I think Mat that maybe your heart is in the right place, that is good to question art and choices but the way in which somethings are said are a bit harsh. And it does 'seem' that you are often challenging people to paint differently, and pushing your own path onto others. Art is so personal, putting your art out there for comment makes you vulnerable. And a word here or there can change to whole tone of a post.

Anyway I guess stay posted for me and see which way I journey....

I am also trying to be kind to myself as in my 20s I put alot of pressure on myself and focused alot on the notion of art vs craft.
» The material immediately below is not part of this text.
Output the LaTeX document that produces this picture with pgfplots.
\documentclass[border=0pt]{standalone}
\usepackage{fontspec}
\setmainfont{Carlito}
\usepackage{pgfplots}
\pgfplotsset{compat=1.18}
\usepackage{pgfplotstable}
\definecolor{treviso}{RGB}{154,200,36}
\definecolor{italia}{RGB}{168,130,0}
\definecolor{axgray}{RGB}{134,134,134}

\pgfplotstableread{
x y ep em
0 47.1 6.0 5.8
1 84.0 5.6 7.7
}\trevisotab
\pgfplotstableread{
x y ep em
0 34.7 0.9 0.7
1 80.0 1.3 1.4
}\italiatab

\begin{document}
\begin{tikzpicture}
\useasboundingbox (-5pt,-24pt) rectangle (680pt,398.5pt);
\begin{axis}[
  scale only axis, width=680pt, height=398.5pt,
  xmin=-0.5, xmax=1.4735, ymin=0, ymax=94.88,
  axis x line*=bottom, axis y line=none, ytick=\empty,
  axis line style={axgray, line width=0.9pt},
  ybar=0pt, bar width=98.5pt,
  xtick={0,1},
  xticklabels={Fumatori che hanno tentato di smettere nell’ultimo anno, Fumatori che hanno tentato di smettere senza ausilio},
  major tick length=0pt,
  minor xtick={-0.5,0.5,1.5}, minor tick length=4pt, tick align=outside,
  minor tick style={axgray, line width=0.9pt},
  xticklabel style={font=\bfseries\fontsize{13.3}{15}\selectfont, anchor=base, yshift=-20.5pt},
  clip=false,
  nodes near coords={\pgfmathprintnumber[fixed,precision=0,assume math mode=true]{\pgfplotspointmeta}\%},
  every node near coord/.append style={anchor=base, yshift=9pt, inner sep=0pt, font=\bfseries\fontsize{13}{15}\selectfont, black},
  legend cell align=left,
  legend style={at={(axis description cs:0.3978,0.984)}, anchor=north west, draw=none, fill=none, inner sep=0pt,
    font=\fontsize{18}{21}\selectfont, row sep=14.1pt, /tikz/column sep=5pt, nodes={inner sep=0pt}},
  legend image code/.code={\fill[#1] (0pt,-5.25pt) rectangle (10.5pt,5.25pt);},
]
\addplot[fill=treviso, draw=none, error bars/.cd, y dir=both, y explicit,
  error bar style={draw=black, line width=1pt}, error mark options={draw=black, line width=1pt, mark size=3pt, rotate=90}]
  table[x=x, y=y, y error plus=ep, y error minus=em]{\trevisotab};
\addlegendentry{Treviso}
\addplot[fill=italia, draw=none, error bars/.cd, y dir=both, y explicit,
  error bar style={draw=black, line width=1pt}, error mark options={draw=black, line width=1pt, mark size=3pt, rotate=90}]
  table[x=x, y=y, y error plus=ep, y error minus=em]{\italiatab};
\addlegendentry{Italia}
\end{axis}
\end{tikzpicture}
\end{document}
To the point that I stopped painting as I could handle the emotional roller coaster I put myself thru. So I am trying to be more relaxed... but it is a very conscious effort lol

Oh and this is one of my old paintings, not a great photo, that actual painting has alot more shine and the frog almost looks wet.


----------



## zahira

Oh and thanks so much for all the lovely feedback, I thought I had already posted earlier.


----------



## Desdichado

For what it's worth Zahira, art (particularly painting) has always had strong effects of doubt and indecision on even the greatest artists. As just two examples ( I have no wish to start a debate on your thread) Turner changed direction multiple times and Van Gogh committed suicide amidst a scrambled mental state. I won't mention the furore the Pre-Raphaelites caused in the art world or the number of great painters who died penniless(oh, I just did). I'd say just keep on as you are. Your talent speaks for itself.


----------



## zahira

The doubt, the doubt is what I struggle with. I've just had nearly 20'years of performance, dance and choreography without out the self doubt that I feel with my painting. Still it is worth it, I think lol


Sent from my iPhone using Tapatalk


----------



## zahira

So have done some more work on this one... still a bit to go as there is going to be a Bee on the front petal.
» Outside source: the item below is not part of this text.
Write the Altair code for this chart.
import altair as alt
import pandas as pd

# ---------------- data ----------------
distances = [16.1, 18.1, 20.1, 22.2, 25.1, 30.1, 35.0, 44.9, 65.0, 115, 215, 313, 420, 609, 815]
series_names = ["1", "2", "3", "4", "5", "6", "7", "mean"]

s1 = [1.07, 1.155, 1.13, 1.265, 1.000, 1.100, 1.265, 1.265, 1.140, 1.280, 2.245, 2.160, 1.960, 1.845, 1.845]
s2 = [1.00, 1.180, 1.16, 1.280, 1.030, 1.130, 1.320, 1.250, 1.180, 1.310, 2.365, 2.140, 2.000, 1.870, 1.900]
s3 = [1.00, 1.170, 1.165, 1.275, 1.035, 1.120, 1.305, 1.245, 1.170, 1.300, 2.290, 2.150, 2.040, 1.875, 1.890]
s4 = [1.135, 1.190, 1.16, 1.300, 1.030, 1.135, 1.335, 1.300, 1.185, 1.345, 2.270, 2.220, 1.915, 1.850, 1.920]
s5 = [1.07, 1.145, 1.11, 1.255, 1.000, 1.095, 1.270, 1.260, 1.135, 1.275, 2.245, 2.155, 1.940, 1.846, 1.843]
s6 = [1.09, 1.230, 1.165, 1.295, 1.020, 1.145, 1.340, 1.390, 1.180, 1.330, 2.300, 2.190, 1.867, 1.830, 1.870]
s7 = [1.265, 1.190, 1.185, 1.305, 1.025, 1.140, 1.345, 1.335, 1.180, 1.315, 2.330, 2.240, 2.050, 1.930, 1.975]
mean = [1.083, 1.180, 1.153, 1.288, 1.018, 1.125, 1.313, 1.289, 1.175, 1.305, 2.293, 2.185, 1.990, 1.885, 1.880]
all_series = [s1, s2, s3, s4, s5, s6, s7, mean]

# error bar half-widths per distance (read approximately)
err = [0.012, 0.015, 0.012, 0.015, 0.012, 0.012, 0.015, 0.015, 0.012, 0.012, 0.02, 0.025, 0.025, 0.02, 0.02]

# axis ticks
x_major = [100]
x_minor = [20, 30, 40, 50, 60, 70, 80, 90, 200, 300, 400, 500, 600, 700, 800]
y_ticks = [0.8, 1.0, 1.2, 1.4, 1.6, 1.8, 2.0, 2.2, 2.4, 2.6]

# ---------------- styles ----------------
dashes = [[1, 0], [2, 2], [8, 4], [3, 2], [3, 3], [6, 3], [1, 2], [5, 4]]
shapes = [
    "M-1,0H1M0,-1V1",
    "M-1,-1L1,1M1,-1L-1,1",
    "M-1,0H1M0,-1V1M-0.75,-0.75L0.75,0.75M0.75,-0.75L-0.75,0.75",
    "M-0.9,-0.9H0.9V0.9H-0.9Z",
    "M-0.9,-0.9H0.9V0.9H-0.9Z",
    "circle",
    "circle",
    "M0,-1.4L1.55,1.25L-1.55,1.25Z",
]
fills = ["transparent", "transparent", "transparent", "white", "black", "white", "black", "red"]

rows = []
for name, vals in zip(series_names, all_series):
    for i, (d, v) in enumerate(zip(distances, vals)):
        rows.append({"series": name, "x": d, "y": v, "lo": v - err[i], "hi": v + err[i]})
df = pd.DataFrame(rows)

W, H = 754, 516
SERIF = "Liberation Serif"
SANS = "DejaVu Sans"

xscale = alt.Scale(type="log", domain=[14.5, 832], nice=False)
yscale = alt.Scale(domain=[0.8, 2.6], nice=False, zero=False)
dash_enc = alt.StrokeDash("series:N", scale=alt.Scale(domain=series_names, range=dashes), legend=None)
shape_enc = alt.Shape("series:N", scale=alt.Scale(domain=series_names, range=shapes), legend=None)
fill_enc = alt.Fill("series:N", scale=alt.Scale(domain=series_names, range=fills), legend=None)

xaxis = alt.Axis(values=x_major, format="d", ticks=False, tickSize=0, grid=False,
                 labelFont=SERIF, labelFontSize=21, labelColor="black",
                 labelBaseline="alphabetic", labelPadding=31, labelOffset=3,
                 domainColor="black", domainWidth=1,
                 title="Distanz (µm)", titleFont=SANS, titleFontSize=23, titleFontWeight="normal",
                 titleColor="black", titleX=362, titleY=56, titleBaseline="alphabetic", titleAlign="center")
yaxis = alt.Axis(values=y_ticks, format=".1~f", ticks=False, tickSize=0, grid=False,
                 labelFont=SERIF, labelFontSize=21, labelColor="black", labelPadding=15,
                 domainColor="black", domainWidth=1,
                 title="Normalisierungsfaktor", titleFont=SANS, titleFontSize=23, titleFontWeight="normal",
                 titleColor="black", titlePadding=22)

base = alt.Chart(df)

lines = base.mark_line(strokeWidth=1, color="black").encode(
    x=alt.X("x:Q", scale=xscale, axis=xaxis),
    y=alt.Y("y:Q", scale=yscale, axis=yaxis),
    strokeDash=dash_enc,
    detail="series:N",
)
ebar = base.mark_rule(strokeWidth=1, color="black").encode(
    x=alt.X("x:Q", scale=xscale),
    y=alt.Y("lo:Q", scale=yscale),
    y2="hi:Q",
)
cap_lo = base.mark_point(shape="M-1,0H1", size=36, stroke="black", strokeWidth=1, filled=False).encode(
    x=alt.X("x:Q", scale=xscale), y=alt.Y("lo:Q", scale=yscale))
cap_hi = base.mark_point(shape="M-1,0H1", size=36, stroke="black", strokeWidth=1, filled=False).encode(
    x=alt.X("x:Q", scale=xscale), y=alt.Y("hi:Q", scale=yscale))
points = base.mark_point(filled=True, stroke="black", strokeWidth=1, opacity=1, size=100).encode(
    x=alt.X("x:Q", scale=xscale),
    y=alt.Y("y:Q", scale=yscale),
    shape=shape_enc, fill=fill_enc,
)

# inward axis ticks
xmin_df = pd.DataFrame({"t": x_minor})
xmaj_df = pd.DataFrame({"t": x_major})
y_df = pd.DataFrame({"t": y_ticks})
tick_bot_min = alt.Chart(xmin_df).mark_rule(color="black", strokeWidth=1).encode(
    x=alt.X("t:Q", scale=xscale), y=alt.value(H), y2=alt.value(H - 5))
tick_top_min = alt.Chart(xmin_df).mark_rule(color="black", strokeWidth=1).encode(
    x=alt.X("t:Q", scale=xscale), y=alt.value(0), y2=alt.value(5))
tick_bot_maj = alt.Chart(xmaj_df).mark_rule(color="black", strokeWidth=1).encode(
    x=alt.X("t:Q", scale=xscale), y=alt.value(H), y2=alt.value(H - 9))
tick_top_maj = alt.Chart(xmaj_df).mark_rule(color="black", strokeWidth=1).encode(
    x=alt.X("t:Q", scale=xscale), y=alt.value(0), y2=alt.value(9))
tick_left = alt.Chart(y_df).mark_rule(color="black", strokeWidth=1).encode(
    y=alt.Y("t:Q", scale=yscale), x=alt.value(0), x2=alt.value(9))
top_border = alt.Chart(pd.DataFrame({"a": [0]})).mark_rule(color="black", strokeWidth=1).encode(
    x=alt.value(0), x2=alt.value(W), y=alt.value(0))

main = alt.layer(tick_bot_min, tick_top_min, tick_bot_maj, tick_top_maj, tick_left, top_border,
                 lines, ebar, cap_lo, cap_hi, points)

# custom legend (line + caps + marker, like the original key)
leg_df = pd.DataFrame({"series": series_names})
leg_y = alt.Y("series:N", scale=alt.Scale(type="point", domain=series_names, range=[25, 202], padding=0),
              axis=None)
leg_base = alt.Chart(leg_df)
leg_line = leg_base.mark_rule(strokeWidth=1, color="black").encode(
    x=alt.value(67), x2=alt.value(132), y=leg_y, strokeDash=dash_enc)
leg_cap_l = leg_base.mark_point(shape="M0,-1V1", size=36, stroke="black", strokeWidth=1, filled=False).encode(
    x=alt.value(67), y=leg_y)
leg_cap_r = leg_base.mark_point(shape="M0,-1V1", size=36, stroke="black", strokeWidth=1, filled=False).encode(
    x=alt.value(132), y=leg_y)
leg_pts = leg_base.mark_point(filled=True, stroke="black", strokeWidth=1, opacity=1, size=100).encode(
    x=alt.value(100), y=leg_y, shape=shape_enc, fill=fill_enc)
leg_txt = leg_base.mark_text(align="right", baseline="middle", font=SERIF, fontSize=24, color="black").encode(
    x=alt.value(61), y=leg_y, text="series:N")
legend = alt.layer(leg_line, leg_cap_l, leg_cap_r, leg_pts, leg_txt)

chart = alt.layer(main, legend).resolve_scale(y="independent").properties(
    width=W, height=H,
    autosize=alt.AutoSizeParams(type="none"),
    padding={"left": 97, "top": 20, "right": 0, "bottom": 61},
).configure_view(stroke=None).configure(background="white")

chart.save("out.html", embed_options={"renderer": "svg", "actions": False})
Actually discovered my old art teacher from 20 years ago is still running an art group, and it is literally a couple of minutes drive from my house (which is amazing as I have only juts moved to this area 6 months ago from the other side of town... must be fate lol) Went there last night, was great. Sat and painted and chatted, group 5 everyone painting what they wanted with him moving around giving any help or feedback etc.. Really relaxed, was so good, just what I needed


----------



## Susan Mulno

Absolutely stunning painting! 

Great luck finding your art teacher! Would love to find a good instructor, one that makes me work outside my comfort zone. I was enjoying our little art challenges here for just that reason but they fizzled out quickly. :unhappy:

Cannot wait to see more of your work! :glasses:


----------



## TerryCurley

Gorgeous Iris. What luck finding you old mentor is close by.


----------



## zahira

Thanks Ladies, yes I am very excited to find him


----------



## zahira

Nearly there with this one, I am in the process of adding a bee to the front petal, plan to work on that today so will post an update of that soon

Have softened the background now which I think works better


----------



## just

Amazing work


----------



## zahira

Thanks Just 

So The bee is still a WIP and obviously needs antenna & wings but I see the end in sight 
















Sent from my iPhone using Tapatalk


----------



## TerryCurley

A wonderful piece.


----------



## Liz

Wow! That painting nearly knocked me out of my seat! Beautiful detail in the petals, it's like you can reach out and touch it.


----------



## zahira

Liz said:


> Wow! That painting nearly knocked me out of my seat! Beautiful detail in the petals, it's like you can reach out and touch it.




Thanks Liz, I know it sounds weird but it has surprised me too, funny to paint this after a 20 year break, it makes wonder in some ways why I stopped! But I am happy I am painting again


Sent from my iPhone using Tapatalk


----------



## kpnuts

Outstanding, the colours are so vivid, loving this a lot


----------



## zahira

So I've finished my painting. I posted a picture on my Facebook page and got loads of comments during the day which was lovely... And a request to buy it!! I told her a price and she has agreed so I guess I have just sold my first painting!!!


----------



## zahira

So I have finished my painting! I put a picture on my Facebook and got loads on lovely comments which was great and.... And request to buy it. I told her a price and she has agreed so I guess I have sold my first painting!!


----------



## Desdichado

Splendid news, well done. It's a terrific work and you should sign it with pride.


----------



## zahira

Desdichado said:


> Splendid news, well done. It's a terrific work and you should sign it with pride.




Thanks, yes I still need to sign it, it was late when I finished it


----------



## Susan Mulno

Great job! Congratulations on the sale!


----------



## dickhutchings

What an interesting thread and your finished piece is amazing!! I know that's been said already but, _*it's amazing*_.


----------



## TerryCurley

Congratulations on the sale, it is an exceptional piece.


----------



## Liz

That's fabulous, I'm not at all surprised that it sold!


----------



## kpnuts

Absolutely fabulous, fantastic and vibrant.


----------